A recent analysis found that average fall temperatures are increasing due to our warming climate. This week, Climate Central found that summer temperatures are lingering longer, increasingly intruding on the fall season. The analysis looked at the last calendar day when local temperatures reached their average daily summer high. Of the 242 cities analyzed across the U.S, 77% (186) recorded their last day of summer-like temperatures an average of three or more days later since 1970 with half (122) lasting a week or more longer. The largest changes were reported in the Gulf region: Florida and Texas top the list with Miami, Lubbock, and San Angelo extending into the year by an average of 45, 25, and 24 days respectively since 1970.
The hallmarks of our shifting spring phenology can be most noticeable, such as earlier floral bloom and snow melt, but we know that delayed autumnal temperatures also have consequences for ecosystems. The intrusion of summer warmth into colder seasons presents a significant challenge for native plant and animal species whose life cycles are scheduled around the once-reliable seasonal changes. For instance, natural tactics to withstand cold temperatures (known as ‘overwintering’) are pushed back, meaning later migration, hibernation and leaf drop.
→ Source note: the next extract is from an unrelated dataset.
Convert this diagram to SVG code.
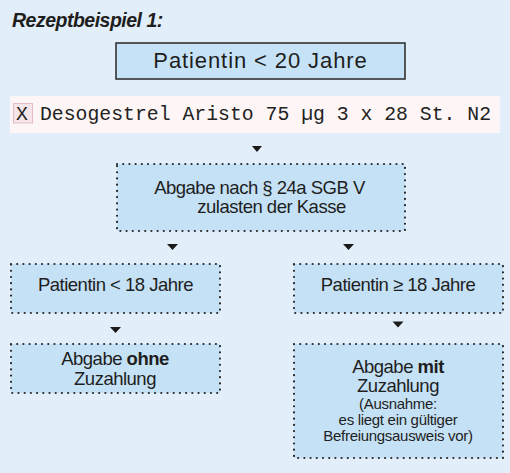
<svg xmlns="http://www.w3.org/2000/svg" width="510" height="473" viewBox="0 0 510 473">
<style>
.t{font-family:"Liberation Sans",Arial,sans-serif;fill:#1e1e1e;text-anchor:middle}
.b{font-size:18.5px;letter-spacing:-0.5px}
.s{font-size:15px;letter-spacing:-0.3px}
.dot{fill:#c5e1f5;stroke:#262626;stroke-width:2.2;stroke-dasharray:0.01 6.2;stroke-linecap:round}
.arr{fill:#1a1a1a}
</style>
<rect width="510" height="473" fill="#e2eef9"/>
<text x="12" y="27" style="font-family:'Liberation Sans',Arial,sans-serif;font-size:19.5px;font-weight:bold;font-style:italic;letter-spacing:-0.5px;fill:#1e1e1e">Rezeptbeispiel 1:</text>
<g id="n-top">
<rect x="116" y="43" width="289" height="36" fill="#c6e2f6" stroke="#333" stroke-width="1.6"/>
<text class="t" x="260.5" y="68" style="font-size:22px;letter-spacing:0.9px">Patientin &lt; 20 Jahre</text>
</g>
<g id="n-rx">
<rect x="10" y="96" width="490" height="37" fill="#fef6f6"/>
<rect x="13.5" y="103.5" width="19" height="19.5" fill="#f6e6ea" stroke="#e2bcc8" stroke-width="1"/>
<text x="16" y="119.5" style="font-family:'Liberation Mono','Courier New',monospace;font-size:19.8px;fill:#222">X</text>
<text x="40" y="119.5" style="font-family:'Liberation Mono','Courier New',monospace;font-size:19.8px;fill:#222">Desogestrel Aristo 75 µg 3 x 28 St. N2</text>
</g>
<g id="connectors">
<path class="arr" d="M252 146H262L257 152Z"/>
<path class="arr" d="M167 244H178L172.5 250Z"/>
<path class="arr" d="M343 244H354L348.5 250Z"/>
<path class="arr" d="M110 327H121L115.5 333Z"/>
<path class="arr" d="M392.5 321.5H403.5L398 327.5Z"/>
</g>
<g id="n-abgabe">
<rect class="dot" x="117" y="164" width="288" height="67"/>
<text class="t b" x="259.5" y="194">Abgabe nach § 24a SGB V</text>
<text class="t b" x="271.5" y="213">zulasten der Kasse</text>
</g>
<g id="n-u18">
<rect class="dot" x="11" y="264" width="209" height="49"/>
<text class="t b" x="115.5" y="291">Patientin &lt; 18 Jahre</text>
</g>
<g id="n-o18">
<rect class="dot" x="294" y="264" width="209" height="49"/>
<text class="t b" x="398" y="291">Patientin ≥ 18 Jahre</text>
</g>
<g id="n-ohne">
<rect class="dot" x="11" y="344" width="209" height="49"/>
<text class="t b" x="115" y="365">Abgabe <tspan font-weight="bold">ohne</tspan></text>
<text class="t b" x="115" y="385">Zuzahlung</text>
</g>
<g id="n-mit">
<rect class="dot" x="294" y="344" width="209" height="114"/>
<text class="t b" x="398" y="373">Abgabe <tspan font-weight="bold">mit</tspan></text>
<text class="t b" x="398" y="392">Zuzahlung</text>
<text class="t s" x="398" y="409">(Ausnahme:</text>
<text class="t s" x="398" y="425">es liegt ein gültiger</text>
<text class="t s" x="398" y="441">Befreiungsausweis vor)</text>
</g>
</svg>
A longer frost-free season spells trouble for allergy sufferers, but it could mean more time for growing and harvesting crops ーan average of two extra weeks since 1970. While this may be a possible benefit to some farmers and crops in some locations, there are numerous other impacts of climate change on agriculture such as water stress, depleted crop yields, and risks for farm workers due to excessive heat, and losses from increases in extreme weather events.
Colder temperatures are what keeps many pest and invasive species at bay, so retreating cold could also favor the survival of more mosquitoes, ticks (and the diseases they carry), as well as crop pests and weeds. Natural ecosystems are complex and intervening to either conserve a beloved species or suppress the growth of an unfavorable one may not be within our power. Our best hope to stabilize our climate is by significantly reducing greenhouse gas emissions.
Daily temperature data from 1970-2019 were obtained from the Applied Climate Information System. Thresholds were calculated by finding the average summer maximum temperature from 1970-2019 and rounding that number to the nearest five degrees. For example, the average summer maximum temperature (1970-2019) in Abilene is 93.4°F so the appropriate threshold would be 95°F. Only 242 of our 244 stations are included in summary statements due to large data gaps in St. Johnsbury, Vt. and Wheeling, W. Va.